Laye exhalaba muerte aquella madrugada de septiembre, aquel olor a veces tan habitual en esos lugares, como si hubieran abierto los sepulcros. Hay algo terriblemente visceral en un navajazo, la mano del asesino rezumando sangre espesa. ¿Qué sintió tu madre al enterarse? ¿Qué debieron pensar tus libros al hacerse de día y no regresar? Ese aquietarse de las calles, ese haber tratado de aproximarse al portal y yacer allí, lívido, sintiendo la última sangre y los pensamientos derramarse. Después, poco a poco, comenzaría a oírse el rumor de la ciudad, los primeros pasos de la gente que se dirige al metro, alguna pareja que pasó la noche junta y salen de un portal, el timbre de alguna bicicleta. Pensemos en uno de aquellos pisos algo destartalados del barrio Gótico, habitados por jóvenes profesores-escritores que viven un momento de cambio en sus vidas, quién sabe hacia dónde. Si atraviesan felizmente esa etapa, a pesar de las heridas, la recordarán como fundamental más adelante. Todos conocen aquellas fotografías en blanco y negro de los años setenta donde aparecen intérpretes de la Nova Cançó por las calles de Ciutat Vella, la de palacios perezosos y patios mojados por la blanda melodía de la lluvia. Esta parte de la ciudad, tan parecida a la vieja Valencia, y donde tantas veces, camino del trabajo, he recordado la lírica empedernida del gran Ausiàs March. Arraigadas casas antiguas, maderas que gimen, lloran y se quejan, dulces hierros amansados por el largo, larguísimo contacto de los años y las manos.
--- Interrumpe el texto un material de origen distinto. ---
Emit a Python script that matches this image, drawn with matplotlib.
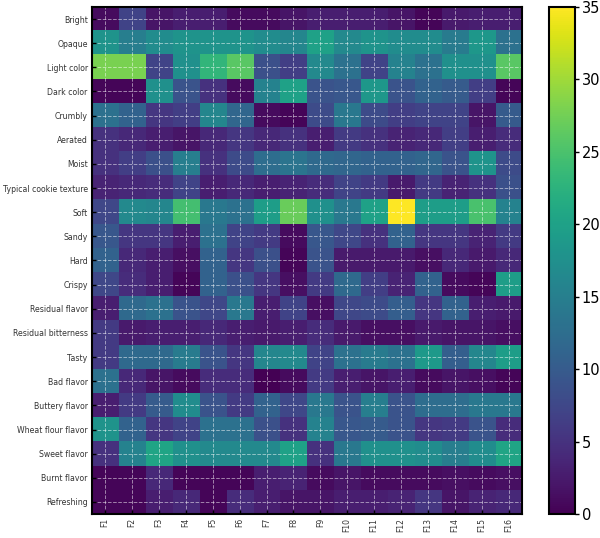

Picasso el triste te hubiera pintado de azul, los ojos cerrados, yaciendo en el portal con la ropa arrugada, como el borracho que echa un sueñecito tras una noche de excesos.
Una de esas madrugadas de septiembre de cielos grises y tapados, mas no tanto que no muestren rosas y azules tiernos. Con ti moría también uno de los depositarios y transmisores de esa vieja cultura gótica, de la palabra hecha fiel oficio de piedra, de cuerda, de cristal y de hierro, de calle y de mercado, de plaza y callejuela, de noche antigua y oxidada. Gritos que en la hora más oscura de la noche, la más cercana al alba, dicen, se confunden con los de las tempranas golondrinas, y el chirrido de una cuchillada letal, con el gemido de una puerta que se abre y queda abierta para siempre.
Esa mañana de hace casi diez años, al enterarme por la prensa de lo sucedido, ya ves, sin conocerte de nada, sentí que algo muy profundo se había removido en mis entrañas. Bajé hasta la Casa del Libro de las Ramblas y compré una edición de los sonetos de Shakespeare. Después me senté durante un largo rato en unas escaleras del puerto para contemplar el espejeo de las aguas sucias, los barcos anclados, los tensos cables del teleférico. Un poeta joven, una vida por delante, y una casa de versos todavía a medio construir. Al pasar junto a la estatua de Salvat-Papasseit, tan prematuramente desaparecido como tú, me vinieron a la memoria sus versos: Vosaltres restareu, / per veure el bo que és tot: / i la Vida / i la Mort.
(A la memoria de Salvador Iborra Mallol, poeta asesinado en Barcelona la madrugada del 29 de septiembre de 2011, y tras leer el artículo conmemorativo de Carlos Zanón en El País de hace unos días).